___ LISTED ENTRIES ___
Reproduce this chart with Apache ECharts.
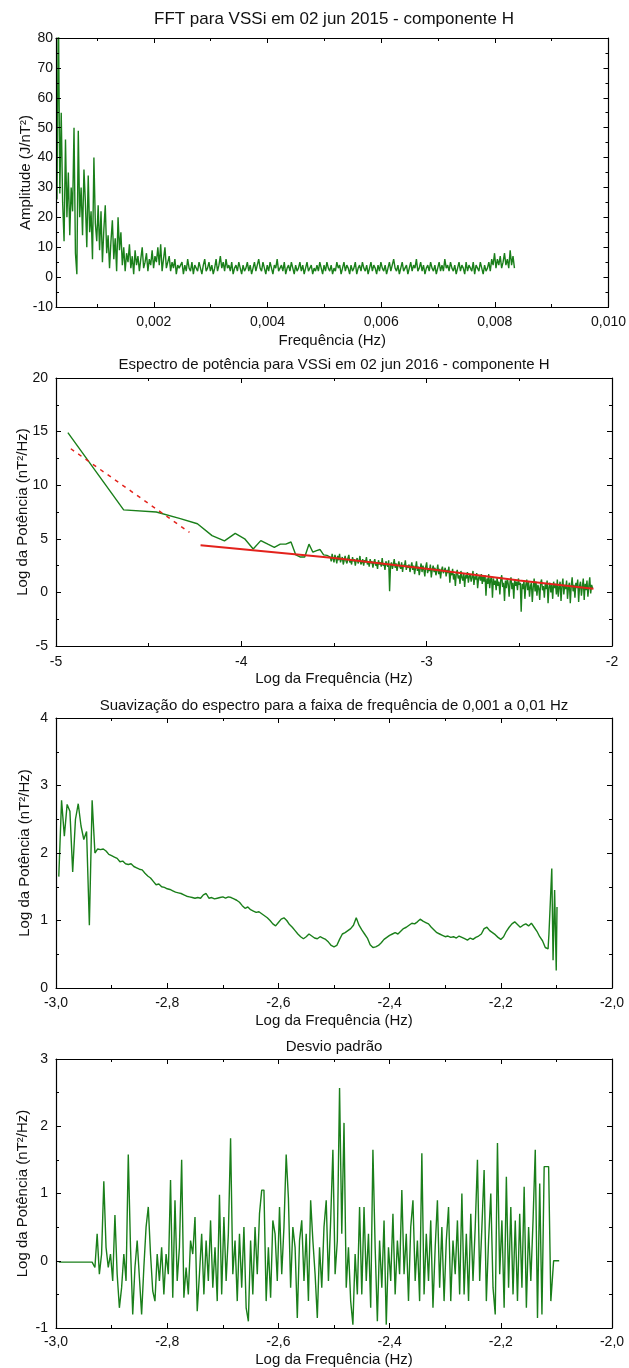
<!DOCTYPE html>
<html><head><meta charset="utf-8">
<script src="https://cdn.jsdelivr.net/npm/echarts@6/dist/echarts.min.js"></script>
<style>html,body{margin:0;padding:0;background:#fff}#c{width:629px;height:1368px}</style>
</head><body><div id="c"></div>
<script>
// ---------- DATA ----------
const titles = [
  'FFT para VSSi em 02 jun 2015 - componente H',
  'Espectro de potência para VSSi em 02 jun 2016 - componente H',
  'Suavização do espectro para a faixa de frequência de 0,001 a 0,01 Hz',
  'Desvio padrão'
];
// Panel 1: FFT amplitude (frequency grid start / step)
const fftF0 = 0.000295, fftDF = 0.000025;
const fftAmp = [
  26,92,28,55,25,12,46,20,35,14,30,22,50,8,1,
  49,20,30,14,36,25,10,34,
  15,22,6,40,18,12,24,9,
  22,5,16,24,8,14,3,12,
  19,6,13,2,20,9,15,4,
  10,2,8,5,11,3,7,1,
  9,4,7,2,6,10,3,5,
  8,2,6,4,9,3,7,5,
  10,4,11,2,6,10,3,5,
  7,2,5,3,6,1,4,3,
  3,5,1,4,2,6,3,2,5,1,4,3,
  2,5,3,1,4,6,2,3,5,2,4,1,
  3,6,2,4,7,3,5,2,6,3,4,2,
  5,1,3,4,2,5,3,1,4,2,3,5,
  2,4,1,3,5,2,4,6,3,2,5,3,
  1,4,2,5,3,1,4,3,6,2,3,4,
  2,5,1,3,4,2,5,3,1,4,2,3,
  5,2,4,1,3,5,2,3,4,1,3,2,
  4,2,5,3,1,4,2,5,3,2,4,1,
  3,2,5,3,4,1,3,5,2,4,3,1,
  4,2,3,5,1,3,4,2,5,3,2,4,
  1,3,5,2,4,3,1,4,2,5,3,2,
  4,1,3,5,2,4,6,3,2,4,1,3,
  5,2,3,4,1,3,5,2,4,3,6,2,
  3,5,2,4,1,3,4,2,5,3,2,4,
  1,3,5,2,4,2,6,3,4,2,5,3,
  2,4,1,3,5,2,4,3,1,5,2,4,
  3,2,5,1,4,3,2,5,3,1,4,2,
  3,5,2,6,4,8,3,6,4,7,3,5,8,4,6,3,9,4,7,3
];
const fftXTicks = [0.002, 0.004, 0.006, 0.008, 0.010];
const fftXMinor = [0.001, 0.003, 0.005, 0.007, 0.009];

// Panel 2: power spectrum (log-log)
const psdHead = [
  [-4.936,14.9],[-4.635,7.7],[-4.459,7.5],[-4.334,6.9],[-4.237,6.4],[-4.158,5.3],
  [-4.091,4.8],[-4.033,5.5],[-3.982,5.0],[-3.936,4.05],[-3.895,4.83],[-3.857,4.5],
  [-3.822,4.2],[-3.790,4.5],[-3.760,4.5],[-3.732,4.7],[-3.706,3.5],[-3.681,3.3],
  [-3.658,3.3],[-3.635,4.5],[-3.614,3.75],[-3.594,3.9],[-3.575,4.0],[-3.556,3.5],[-3.538,3.45]
];
const psdX0 = -3.52, psdDX = 0.005;
const psdBody = [
  3.3,2.9,3.6,3.1,2.8,3.5,3.2,2.7,3.4,3.0,3.6,2.8,3.1,3.3,2.6,3.0,3.4,2.9,2.7,3.2,3.5,2.8,3.0,2.6,3.3,2.9,3.1,2.5,3.0,3.2,2.7,2.9,3.4,2.6,2.8,3.1,2.5,3.0,2.8,3.3,2.6,2.9,2.4,3.1,2.7,
  2.9,2.3,2.8,3.1,2.5,2.7,2.2,3.0,2.6,2.8,2.4,3.2,2.5,2.7,2.1,2.9,2.6,2.4,3.0,0.1,2.5,2.8,2.2,2.6,3.1,2.3,2.7,2.0,2.5,2.9,2.4,2.2,2.8,1.9,2.6,2.4,3.0,2.1,2.5,2.3,
  2.6,1.9,2.4,2.8,2.1,2.5,1.7,2.3,2.9,2.0,2.4,1.6,2.2,2.7,1.9,2.5,2.1,1.5,2.4,2.8,1.8,2.2,2.0,2.6,1.4,2.1,2.5,1.9,2.3,1.6,2.0,2.6,1.7,2.2,1.3,2.1,2.4,1.8,2.0,2.3,
  1.5,2.1,1.8,2.4,0.9,1.9,1.6,2.2,1.2,1.7,0.6,1.8,2.1,1.3,1.6,0.8,2.0,1.4,1.1,1.8,0.5,1.6,1.3,1.9,0.9,1.5,1.7,1.0,1.4,2.0,0.7,1.5,1.2,1.8,0.4,1.3,1.6,1.1,1.7,0.8,
  1.5,1.0,1.6,-0.3,1.3,0.8,1.7,0.4,1.2,1.5,-0.5,1.3,0.7,1.1,0.2,1.4,0.6,1.0,-0.2,1.2,1.6,0.5,0.9,-0.8,1.1,0.4,1.3,0.8,-0.4,1.0,1.4,0.3,0.9,-0.6,1.2,0.6,1.0,0.2,1.3,0.7,
  0.9,-1.8,0.8,0.3,1.1,-0.6,0.7,1.2,0.2,1.0,-0.4,0.6,0.9,-0.9,0.5,1.3,0.1,1.0,-0.3,0.7,0.4,-0.7,0.9,1.2,0.2,0.6,-0.5,0.8,0.3,1.1,-1.0,0.5,0.9,0.0,0.7,-0.6,1.0,0.4,0.8,-0.2,
  1.2,-0.4,0.5,1.0,-0.8,0.6,1.3,-0.2,0.7,0.3,1.1,-0.6,0.5,0.9,-1.0,0.6,1.4,0.1,0.7,-0.5,0.9,0.4,1.2,-0.9,0.6,1.0,-0.3,0.5,1.3,-0.7,0.8,0.2,1.1,-0.4,0.6,1.4,-0.1,0.7,0.4
];
const fitSolid = [[-4.22,4.4],[-3.5,3.2],[-3.0,2.2],[-2.5,1.1],[-2.1,0.35]];
const fitDashed = [[-4.92,13.4],[-4.28,5.6]];

// Panel 3: smoothed spectrum
const smX0 = -2.995, smDX = 0.005;
const smY = [
  1.65,2.78,2.25,2.72,2.62,1.72,2.5,2.73,2.4,2.2,
  2.32,0.93,2.78,2.0,2.06,2.05,2.06,2.03,1.98,1.96,
  1.94,1.92,1.87,1.88,1.84,1.83,1.84,1.8,1.78,1.76,
  1.75,1.7,1.66,1.63,1.58,1.53,1.54,1.5,1.49,1.47,
  1.46,1.44,1.42,1.41,1.4,1.38,1.36,1.35,1.34,1.33,
  1.34,1.33,1.38,1.4,1.33,1.34,1.32,1.33,1.34,1.35,
  1.33,1.35,1.34,1.32,1.3,1.27,1.22,1.18,1.2,1.16,
  1.14,1.12,1.13,1.1,1.07,1.04,1.0,0.95,0.92,0.97,
  1.02,1.04,1.0,0.94,0.9,0.85,0.8,0.76,0.73,0.76,
  0.8,0.77,0.74,0.73,0.76,0.74,0.72,0.68,0.63,0.61,
  0.63,0.72,0.8,0.82,0.85,0.88,0.93,1.04,0.93,0.86,
  0.8,0.74,0.64,0.6,0.61,0.63,0.67,0.72,0.75,0.78,
  0.8,0.82,0.8,0.84,0.88,0.9,0.93,0.96,0.95,0.98,
  1.02,0.99,0.97,0.95,0.9,0.86,0.82,0.8,0.78,0.76,
  0.77,0.75,0.76,0.74,0.77,0.75,0.73,0.71,0.74,0.72,
  0.75,0.77,0.8,0.88,0.9,0.85,0.82,0.79,0.75,0.72,
  0.76,0.84,0.9,0.95,0.98,0.94,0.9,0.93,0.95,0.92,
  0.96,0.9,0.84,0.76,0.7,0.6,0.58
];
const smTail = [[-2.1134,0.8],[-2.1083,1.77],[-2.106,0.41],[-2.1032,1.45],[-2.1003,0.26],[-2.0989,1.2]];

// Panel 4: standard deviation
const devHead = [[-2.995,-0.02],[-2.935,-0.02]];
const devX0 = -2.93, devDX = 0.004;
const devY = [
  -0.1,0.4,-0.2,0.1,1.18,0.2,-0.1,0.1,-0.3,0.68,
  -0.2,-0.7,-0.4,0.1,-0.3,1.58,0.2,-0.8,-0.1,0.3,
  -0.25,-0.8,-0.1,0.5,0.8,0.1,-0.45,-0.6,0.1,-0.3,
  0.2,-0.5,0.1,-0.2,1.2,-0.55,0.9,-0.3,0.2,1.5,
  -0.55,-0.1,-0.5,0.3,0.1,0.65,-0.75,-0.2,0.4,-0.5,
  0.3,-0.3,0.6,-0.4,0.2,-0.6,0.98,-0.5,0.65,-0.3,
  0.4,1.82,-0.2,0.3,-0.6,0.4,-0.4,0.5,-0.7,-0.9,
  0.3,-0.5,0.5,-0.2,0.7,1.05,1.05,-0.6,0.2,-0.55,
  0.6,0.4,-0.3,0.8,-0.2,0.5,1.58,0.93,-0.4,0.5,
  0.2,-0.85,0.3,0.6,-0.3,0.4,-0.6,0.9,0.3,-0.2,
  -0.85,0.2,-0.4,0.5,0.9,-0.3,0.6,1.65,-0.2,0.3,
  2.57,0.4,2.05,-0.4,0.2,-0.6,-0.95,0.1,-0.5,0.8,
  -0.5,0.8,-0.3,0.4,-0.7,1.65,0.2,-0.9,0.3,-0.4,
  0.6,-0.95,0.2,-0.3,0.7,-0.5,0.3,-0.2,1.05,-0.2,
  0.4,-0.6,0.5,0.9,-0.3,0.3,-0.6,1.6,-0.5,0.4,
  -0.3,0.6,-0.7,0.2,0.9,-0.4,0.5,-0.6,0.3,0.8,
  -0.6,0.3,-0.2,0.6,-0.5,1.0,-0.5,0.4,-0.6,0.7,
  -0.3,0.5,1.5,-0.3,0.5,1.35,-0.6,0.3,1.0,-0.4,
  -0.8,1.75,-0.2,0.6,-0.7,1.25,-0.4,0.8,-0.5,0.6,
  -0.6,0.7,-0.4,1.1,-0.7,0.5,-0.3,0.6,1.65,-0.85,
  1.15,-0.8,1.4,1.4,1.4,-0.6
];
const devTail = [[-2.105,0.0],[-2.095,0.0]];

// ---------- BUILD ----------
const FONT = "'Liberation Sans', Arial, Helvetica, sans-serif";
const GREEN = '#1a7f1a', RED = '#e3221c';
const grid = (top, height) => ({left:56, right:17, top, height, containLabel:false});
const grids = [grid(38,269), grid(378,268), grid(718,270), grid(1059,269)];

function gridSeries(x0, dx, ys) { return ys.map((y, i) => [x0 + i * dx, y]); }
const comma = (d) => (v) => v.toFixed(d).replace('.', ',');

const lineAx = {show:true, onZero:false, lineStyle:{color:'#000', width:1.2}};
const tickSt = {color:'#000', width:1};

function valAxis(gi, pos, o) {
  const isMain = (pos === 'bottom' || pos === 'left');
  const ax = {
    type:'value', gridIndex:gi, position:pos, min:o.min, max:o.max,
    axisLine: lineAx,
    axisTick:{show:true, inside:true, length:5, lineStyle:tickSt},
    splitLine:{show:false}, minorSplitLine:{show:false},
    axisLabel:{show:isMain, color:'#111', fontSize:14, fontFamily:FONT, margin:o.margin, formatter:o.fmt},
    z: 5
  };
  if (o.interval != null) {
    ax.interval = o.interval;
    ax.minorTick = {show:true, splitNumber:2, length:3, lineStyle:tickSt};
  }
  if (o.labelValues) { ax.axisLabel.customValues = o.labelValues; ax.axisTick.customValues = o.labelValues; }
  if (isMain && o.name) {
    ax.name = o.name; ax.nameLocation = 'middle'; ax.nameGap = o.nameGap;
    ax.nameTextStyle = {color:'#111', fontSize:15, fontFamily:FONT};
    if (pos === 'left') ax.nameMoveOverlap = false;
  }
  return ax;
}
function minorAxis(gi, pos, o, vals) {
  return {
    type:'value', gridIndex:gi, position:pos, min:o.min, max:o.max,
    axisLine:{show:false, onZero:false}, splitLine:{show:false},
    axisTick:{show:true, inside:true, length:3, lineStyle:tickSt, customValues:vals},
    axisLabel:{show:false, customValues:vals}
  };
}

const xCfg = [
  {min:0.000278, max:0.010, labelValues:fftXTicks, fmt:comma(3), name:'Frequência (Hz)', nameGap:26, margin:8},
  {min:-5, max:-2, interval:1, fmt:(v)=>String(v), name:'Log da Frequência (Hz)', nameGap:25, margin:9},
  {min:-3, max:-2, interval:0.2, fmt:comma(1), name:'Log da Frequência (Hz)', nameGap:25, margin:8},
  {min:-3, max:-2, interval:0.2, fmt:comma(1), name:'Log da Frequência (Hz)', nameGap:24, margin:7}
];
const yCfg = [
  {min:-10, max:80, interval:10, fmt:(v)=>String(v), name:'Amplitude (J/nT²)', nameGap:23, margin:3},
  {min:-5, max:20, interval:5, fmt:(v)=>String(v), name:'Log da Potência (nT²/Hz)', nameGap:26, margin:8},
  {min:0, max:4, interval:1, fmt:(v)=>String(v), name:'Log da Potência (nT²/Hz)', nameGap:24, margin:8},
  {min:-1, max:3, interval:1, fmt:(v)=>String(v), name:'Log da Potência (nT²/Hz)', nameGap:26, margin:8}
];

const xAxes = [], yAxes = [], xIdx = [], yIdx = [];
for (let g = 0; g < 4; g++) {
  xIdx.push(xAxes.length);
  xAxes.push(valAxis(g, 'bottom', xCfg[g]));
  xAxes.push(valAxis(g, 'top', xCfg[g]));
  if (g === 0) {
    xAxes.push(minorAxis(g, 'bottom', xCfg[g], fftXMinor));
    xAxes.push(minorAxis(g, 'top', xCfg[g], fftXMinor));
  }
  yIdx.push(yAxes.length);
  yAxes.push(valAxis(g, 'left', yCfg[g]));
  yAxes.push(valAxis(g, 'right', yCfg[g]));
}

function line(g, data, color, width, extra) {
  return Object.assign({
    type:'line', xAxisIndex:xIdx[g], yAxisIndex:yIdx[g], data, showSymbol:false,
    symbol:'none', clip:true, animation:false,
    lineStyle:{color, width}, z:2
  }, extra || {});
}

const series = [
  line(0, gridSeries(fftF0, fftDF, fftAmp), GREEN, 1.4),
  line(1, psdHead.concat(gridSeries(psdX0, psdDX, psdBody)), GREEN, 1.4),
  line(1, fitSolid, RED, 2, {z:3}),
  line(1, fitDashed, RED, 1.5, {z:3, lineStyle:{color:RED, width:1.5, type:[4,5]}}),
  line(2, gridSeries(smX0, smDX, smY).concat(smTail), GREEN, 1.4),
  line(3, devHead.concat(gridSeries(devX0, devDX, devY), devTail), GREEN, 1.4)
];

const titleY = [19, 365, 706, 1047];
const titleSize = [17, 15, 15, 15];
const graphic = titles.map((t, i) => ({
  type:'text', x:334, y:titleY[i],
  style:{text:t, fontSize:titleSize[i], fontFamily:FONT, fill:'#111', align:'center', verticalAlign:'middle'}
}));

const chart = echarts.init(document.getElementById('c'), null, {renderer:'canvas'});
chart.setOption({
  backgroundColor:'#fff', animation:false,
  grid:grids, xAxis:xAxes, yAxis:yAxes, series, graphic
});
</script>
</body></html>
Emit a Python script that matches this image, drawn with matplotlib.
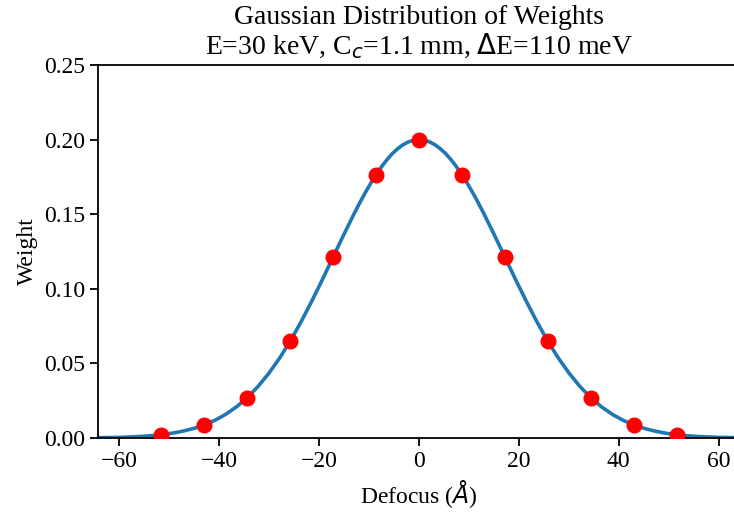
___
Copy out every line from the data above that has "this" in it.

Reproduce this chart with Apache ECharts.
Emit a Python script that matches this image, drawn with matplotlib.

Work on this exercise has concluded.